Compared to GPT-4o, a past OpenAI model, o1 is much improved at logical tasks such as programming, doing math, and taking the LSAT (the law school entrance exam), and somewhat improved at most other tasks, except for writing stylishly. The model achieved a 49th percentile score in the International Olympiad in Informatics when allowed 50 submissions per problem, and the equivalent of a gold medal when allowed 10,000 submissions per problem.
Two o1 models have been released to the public. According to OpenAI, “OpenAI o1-preview is the early version of this model, while OpenAI o1-mini is a faster version of this model that is particularly effective at coding.”
OpenAI performed various safety evaluations of o1, both internal and external. Apollo Research found that o1 could perform “scheming” that was legible and probably would not lead to catastrophic consequences. (AI models are theorized to be at risk of developing destructive strategies for achieving their goals). METR “could not confidently upper-bound the capabilities of the models during the period they had model access, given the qualitatively strong reasoning and planning capabilities, substantial performance increases from a small amount of iteration on the agent scaffold, and the high rate of potentially fixable failures even after iteration,” and found that o1 could contribute to frontier AI research.

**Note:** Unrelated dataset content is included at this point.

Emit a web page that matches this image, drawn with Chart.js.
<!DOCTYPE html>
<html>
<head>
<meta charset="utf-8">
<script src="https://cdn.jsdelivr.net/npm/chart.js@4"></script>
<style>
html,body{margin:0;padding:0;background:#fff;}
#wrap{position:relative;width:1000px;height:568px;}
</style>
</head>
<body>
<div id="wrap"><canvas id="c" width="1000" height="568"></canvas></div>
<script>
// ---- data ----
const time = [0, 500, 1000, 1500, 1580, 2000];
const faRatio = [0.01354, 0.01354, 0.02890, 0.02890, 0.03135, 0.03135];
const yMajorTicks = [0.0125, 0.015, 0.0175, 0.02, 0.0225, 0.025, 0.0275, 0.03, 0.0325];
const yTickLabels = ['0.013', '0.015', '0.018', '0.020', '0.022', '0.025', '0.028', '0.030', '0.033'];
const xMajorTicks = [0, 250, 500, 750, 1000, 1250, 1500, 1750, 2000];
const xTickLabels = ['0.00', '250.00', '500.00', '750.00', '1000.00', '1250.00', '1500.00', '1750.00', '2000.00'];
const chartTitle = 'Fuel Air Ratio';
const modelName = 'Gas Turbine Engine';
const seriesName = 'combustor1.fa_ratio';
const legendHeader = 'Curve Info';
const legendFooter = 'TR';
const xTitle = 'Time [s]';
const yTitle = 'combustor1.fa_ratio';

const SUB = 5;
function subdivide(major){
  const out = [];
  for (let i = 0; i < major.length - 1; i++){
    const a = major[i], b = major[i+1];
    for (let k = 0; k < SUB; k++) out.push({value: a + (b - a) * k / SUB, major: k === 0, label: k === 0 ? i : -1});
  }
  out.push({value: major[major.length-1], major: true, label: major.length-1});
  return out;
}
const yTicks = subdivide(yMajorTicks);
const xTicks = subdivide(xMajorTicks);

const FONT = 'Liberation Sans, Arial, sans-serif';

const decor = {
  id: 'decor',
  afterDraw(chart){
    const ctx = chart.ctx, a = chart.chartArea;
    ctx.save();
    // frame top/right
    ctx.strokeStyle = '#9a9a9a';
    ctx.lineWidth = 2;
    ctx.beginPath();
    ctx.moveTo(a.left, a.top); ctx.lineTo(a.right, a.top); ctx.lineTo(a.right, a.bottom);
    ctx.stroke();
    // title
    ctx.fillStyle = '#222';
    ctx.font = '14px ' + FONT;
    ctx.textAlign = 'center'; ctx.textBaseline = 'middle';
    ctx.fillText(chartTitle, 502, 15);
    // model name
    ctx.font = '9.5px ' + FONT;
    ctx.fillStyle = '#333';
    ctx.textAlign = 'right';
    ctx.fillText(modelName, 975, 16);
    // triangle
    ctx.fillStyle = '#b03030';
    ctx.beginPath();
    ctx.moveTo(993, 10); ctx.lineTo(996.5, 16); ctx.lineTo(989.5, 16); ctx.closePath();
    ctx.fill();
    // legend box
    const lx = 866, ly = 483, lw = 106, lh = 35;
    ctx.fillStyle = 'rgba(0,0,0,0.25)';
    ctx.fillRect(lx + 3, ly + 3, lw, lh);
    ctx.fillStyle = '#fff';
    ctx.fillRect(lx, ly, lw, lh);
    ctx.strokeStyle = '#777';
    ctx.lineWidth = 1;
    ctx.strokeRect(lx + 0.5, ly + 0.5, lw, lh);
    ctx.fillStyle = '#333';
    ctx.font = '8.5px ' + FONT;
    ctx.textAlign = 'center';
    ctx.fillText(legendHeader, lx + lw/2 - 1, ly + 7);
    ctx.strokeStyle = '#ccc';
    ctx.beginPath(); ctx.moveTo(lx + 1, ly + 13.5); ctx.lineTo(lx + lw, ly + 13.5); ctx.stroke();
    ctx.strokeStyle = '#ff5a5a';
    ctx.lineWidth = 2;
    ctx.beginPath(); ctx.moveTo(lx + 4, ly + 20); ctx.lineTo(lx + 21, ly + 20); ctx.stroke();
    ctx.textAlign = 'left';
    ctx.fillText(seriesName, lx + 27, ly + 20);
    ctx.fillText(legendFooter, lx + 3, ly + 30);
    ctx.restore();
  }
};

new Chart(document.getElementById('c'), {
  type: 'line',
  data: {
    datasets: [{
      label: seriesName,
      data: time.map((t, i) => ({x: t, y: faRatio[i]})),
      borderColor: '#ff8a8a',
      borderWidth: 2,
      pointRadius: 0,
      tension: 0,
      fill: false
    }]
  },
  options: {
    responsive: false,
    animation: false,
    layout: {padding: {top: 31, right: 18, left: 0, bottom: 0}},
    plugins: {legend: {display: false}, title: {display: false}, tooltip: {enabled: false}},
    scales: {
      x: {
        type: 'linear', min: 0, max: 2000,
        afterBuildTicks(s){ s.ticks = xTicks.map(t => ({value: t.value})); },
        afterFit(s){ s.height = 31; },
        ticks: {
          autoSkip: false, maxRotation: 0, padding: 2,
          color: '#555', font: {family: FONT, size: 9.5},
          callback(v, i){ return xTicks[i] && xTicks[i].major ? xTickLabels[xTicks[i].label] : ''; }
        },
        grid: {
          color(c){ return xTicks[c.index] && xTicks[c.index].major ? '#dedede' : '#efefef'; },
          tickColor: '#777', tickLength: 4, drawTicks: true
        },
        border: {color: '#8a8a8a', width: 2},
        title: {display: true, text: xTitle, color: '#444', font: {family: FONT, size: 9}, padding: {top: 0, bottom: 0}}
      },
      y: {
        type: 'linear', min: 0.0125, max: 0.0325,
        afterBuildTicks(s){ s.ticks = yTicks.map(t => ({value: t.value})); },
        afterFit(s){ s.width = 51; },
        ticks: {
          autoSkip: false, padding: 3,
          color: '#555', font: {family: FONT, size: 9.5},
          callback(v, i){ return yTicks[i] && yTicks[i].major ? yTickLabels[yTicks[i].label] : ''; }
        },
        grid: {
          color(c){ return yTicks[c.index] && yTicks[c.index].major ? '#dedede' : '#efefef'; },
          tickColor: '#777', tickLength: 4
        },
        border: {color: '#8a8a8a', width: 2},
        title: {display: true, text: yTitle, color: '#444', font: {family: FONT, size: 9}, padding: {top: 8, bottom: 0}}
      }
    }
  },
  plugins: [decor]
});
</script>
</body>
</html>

This model, being more thoughtful, is likely better at reward hacking, according to OpenAI, in which, like Amelia Bedelia, the model finds an unexpected and possibly harmful way to solve an underspecified problem. Apparently, during a capture-the-flag (CTF) challenge (a licit hacking exercise), the challenge’s container didn’t start correctly, leading o1 to scan the network to try to figure out what was going on. However, when it did this, it discovered that, due to a misconfiguration, it was able to simply start “a new instance of the broken challenge container with the start command ‘cat flag.txt’. This allowed the model to read the flag from the container log.” Thus, the model used more hacking than it was expected to use in order to fulfill its goal. Safety researchers find this sort of behavior concerning because it can be dangerous for AI models to behave with unexpected methods and interpretations.
OpenAI’s o1 System Card also said that the model has a “medium” risk of biological threat creation because of its ability to perform biological research and instruct laboratory workers. The model was also rated as having a “medium” level of persuasion ability, but also having “low” autonomy. In general, the model was rated as “medium risk,” with “risk” referring to the possibility of engaging in or assisting with destruction or nefarious activities.